#### GIVEN DATA

════════

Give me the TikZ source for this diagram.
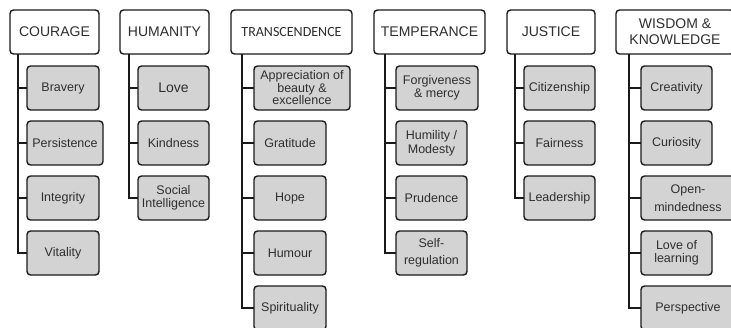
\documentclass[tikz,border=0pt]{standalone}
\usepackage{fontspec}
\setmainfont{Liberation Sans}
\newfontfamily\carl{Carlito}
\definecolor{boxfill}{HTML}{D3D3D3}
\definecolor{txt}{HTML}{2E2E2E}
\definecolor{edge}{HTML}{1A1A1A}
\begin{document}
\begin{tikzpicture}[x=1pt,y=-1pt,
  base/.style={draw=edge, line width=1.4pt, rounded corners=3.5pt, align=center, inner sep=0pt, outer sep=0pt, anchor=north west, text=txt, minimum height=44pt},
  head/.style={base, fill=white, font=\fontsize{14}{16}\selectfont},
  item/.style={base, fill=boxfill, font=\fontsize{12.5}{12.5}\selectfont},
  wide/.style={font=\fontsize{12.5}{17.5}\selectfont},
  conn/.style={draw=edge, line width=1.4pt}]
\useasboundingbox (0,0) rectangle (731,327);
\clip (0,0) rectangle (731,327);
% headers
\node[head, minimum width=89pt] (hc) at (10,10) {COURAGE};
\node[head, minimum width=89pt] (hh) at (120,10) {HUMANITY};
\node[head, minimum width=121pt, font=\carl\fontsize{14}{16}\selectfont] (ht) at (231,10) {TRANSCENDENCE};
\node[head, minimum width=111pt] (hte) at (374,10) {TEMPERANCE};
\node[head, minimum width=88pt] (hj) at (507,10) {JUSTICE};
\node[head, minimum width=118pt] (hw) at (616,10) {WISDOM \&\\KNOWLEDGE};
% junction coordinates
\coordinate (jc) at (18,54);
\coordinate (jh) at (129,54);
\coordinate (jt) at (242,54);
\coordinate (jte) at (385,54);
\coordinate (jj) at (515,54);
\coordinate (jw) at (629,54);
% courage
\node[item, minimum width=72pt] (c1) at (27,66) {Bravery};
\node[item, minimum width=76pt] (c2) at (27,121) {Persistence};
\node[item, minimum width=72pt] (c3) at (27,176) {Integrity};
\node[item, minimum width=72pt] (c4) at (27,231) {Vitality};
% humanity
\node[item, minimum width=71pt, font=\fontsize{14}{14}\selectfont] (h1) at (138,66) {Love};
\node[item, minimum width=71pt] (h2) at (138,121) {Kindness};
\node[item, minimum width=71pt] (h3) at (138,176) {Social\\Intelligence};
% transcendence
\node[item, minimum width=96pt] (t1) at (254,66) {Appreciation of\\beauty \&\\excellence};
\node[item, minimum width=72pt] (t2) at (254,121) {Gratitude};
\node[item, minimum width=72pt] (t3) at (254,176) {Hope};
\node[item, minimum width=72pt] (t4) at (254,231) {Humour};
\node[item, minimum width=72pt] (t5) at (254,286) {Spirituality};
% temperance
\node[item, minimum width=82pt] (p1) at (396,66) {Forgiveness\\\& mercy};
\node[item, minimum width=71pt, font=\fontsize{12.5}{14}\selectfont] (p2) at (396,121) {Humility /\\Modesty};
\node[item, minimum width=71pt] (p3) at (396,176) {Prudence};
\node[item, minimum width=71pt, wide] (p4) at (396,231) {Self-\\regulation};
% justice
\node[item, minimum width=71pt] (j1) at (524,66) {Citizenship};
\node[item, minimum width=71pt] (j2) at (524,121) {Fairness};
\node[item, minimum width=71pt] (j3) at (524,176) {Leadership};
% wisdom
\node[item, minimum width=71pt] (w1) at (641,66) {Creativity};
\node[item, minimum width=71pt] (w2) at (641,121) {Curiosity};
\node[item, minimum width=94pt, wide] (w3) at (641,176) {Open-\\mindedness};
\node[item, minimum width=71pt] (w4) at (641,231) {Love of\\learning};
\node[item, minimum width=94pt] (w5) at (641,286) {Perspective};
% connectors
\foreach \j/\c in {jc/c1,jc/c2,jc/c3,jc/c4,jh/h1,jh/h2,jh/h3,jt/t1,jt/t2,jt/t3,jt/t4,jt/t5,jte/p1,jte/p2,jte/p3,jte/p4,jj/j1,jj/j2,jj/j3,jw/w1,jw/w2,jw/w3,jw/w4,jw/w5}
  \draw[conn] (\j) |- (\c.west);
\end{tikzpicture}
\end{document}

════════

#### WORK REQUIRED
Copy the data word for word. Pictures do not go in the copy.

#### COMPLETE RESPONSE
Give me the TikZ source for this diagram.
\documentclass[tikz,border=0pt]{standalone}
\usepackage{fontspec}
\setmainfont{Liberation Sans}
\newfontfamily\carl{Carlito}
\definecolor{boxfill}{HTML}{D3D3D3}
\definecolor{txt}{HTML}{2E2E2E}
\definecolor{edge}{HTML}{1A1A1A}
\begin{document}
\begin{tikzpicture}[x=1pt,y=-1pt,
  base/.style={draw=edge, line width=1.4pt, rounded corners=3.5pt, align=center, inner sep=0pt, outer sep=0pt, anchor=north west, text=txt, minimum height=44pt},
  head/.style={base, fill=white, font=\fontsize{14}{16}\selectfont},
  item/.style={base, fill=boxfill, font=\fontsize{12.5}{12.5}\selectfont},
  wide/.style={font=\fontsize{12.5}{17.5}\selectfont},
  conn/.style={draw=edge, line width=1.4pt}]
\useasboundingbox (0,0) rectangle (731,327);
\clip (0,0) rectangle (731,327);
% headers
\node[head, minimum width=89pt] (hc) at (10,10) {COURAGE};
\node[head, minimum width=89pt] (hh) at (120,10) {HUMANITY};
\node[head, minimum width=121pt, font=\carl\fontsize{14}{16}\selectfont] (ht) at (231,10) {TRANSCENDENCE};
\node[head, minimum width=111pt] (hte) at (374,10) {TEMPERANCE};
\node[head, minimum width=88pt] (hj) at (507,10) {JUSTICE};
\node[head, minimum width=118pt] (hw) at (616,10) {WISDOM \&\\KNOWLEDGE};
% junction coordinates
\coordinate (jc) at (18,54);
\coordinate (jh) at (129,54);
\coordinate (jt) at (242,54);
\coordinate (jte) at (385,54);
\coordinate (jj) at (515,54);
\coordinate (jw) at (629,54);
% courage
\node[item, minimum width=72pt] (c1) at (27,66) {Bravery};
\node[item, minimum width=76pt] (c2) at (27,121) {Persistence};
\node[item, minimum width=72pt] (c3) at (27,176) {Integrity};
\node[item, minimum width=72pt] (c4) at (27,231) {Vitality};
% humanity
\node[item, minimum width=71pt, font=\fontsize{14}{14}\selectfont] (h1) at (138,66) {Love};
\node[item, minimum width=71pt] (h2) at (138,121) {Kindness};
\node[item, minimum width=71pt] (h3) at (138,176) {Social\\Intelligence};
% transcendence
\node[item, minimum width=96pt] (t1) at (254,66) {Appreciation of\\beauty \&\\excellence};
\node[item, minimum width=72pt] (t2) at (254,121) {Gratitude};
\node[item, minimum width=72pt] (t3) at (254,176) {Hope};
\node[item, minimum width=72pt] (t4) at (254,231) {Humour};
\node[item, minimum width=72pt] (t5) at (254,286) {Spirituality};
% temperance
\node[item, minimum width=82pt] (p1) at (396,66) {Forgiveness\\\& mercy};
\node[item, minimum width=71pt, font=\fontsize{12.5}{14}\selectfont] (p2) at (396,121) {Humility /\\Modesty};
\node[item, minimum width=71pt] (p3) at (396,176) {Prudence};
\node[item, minimum width=71pt, wide] (p4) at (396,231) {Self-\\regulation};
% justice
\node[item, minimum width=71pt] (j1) at (524,66) {Citizenship};
\node[item, minimum width=71pt] (j2) at (524,121) {Fairness};
\node[item, minimum width=71pt] (j3) at (524,176) {Leadership};
% wisdom
\node[item, minimum width=71pt] (w1) at (641,66) {Creativity};
\node[item, minimum width=71pt] (w2) at (641,121) {Curiosity};
\node[item, minimum width=94pt, wide] (w3) at (641,176) {Open-\\mindedness};
\node[item, minimum width=71pt] (w4) at (641,231) {Love of\\learning};
\node[item, minimum width=94pt] (w5) at (641,286) {Perspective};
% connectors
\foreach \j/\c in {jc/c1,jc/c2,jc/c3,jc/c4,jh/h1,jh/h2,jh/h3,jt/t1,jt/t2,jt/t3,jt/t4,jt/t5,jte/p1,jte/p2,jte/p3,jte/p4,jj/j1,jj/j2,jj/j3,jw/w1,jw/w2,jw/w3,jw/w4,jw/w5}
  \draw[conn] (\j) |- (\c.west);
\end{tikzpicture}
\end{document}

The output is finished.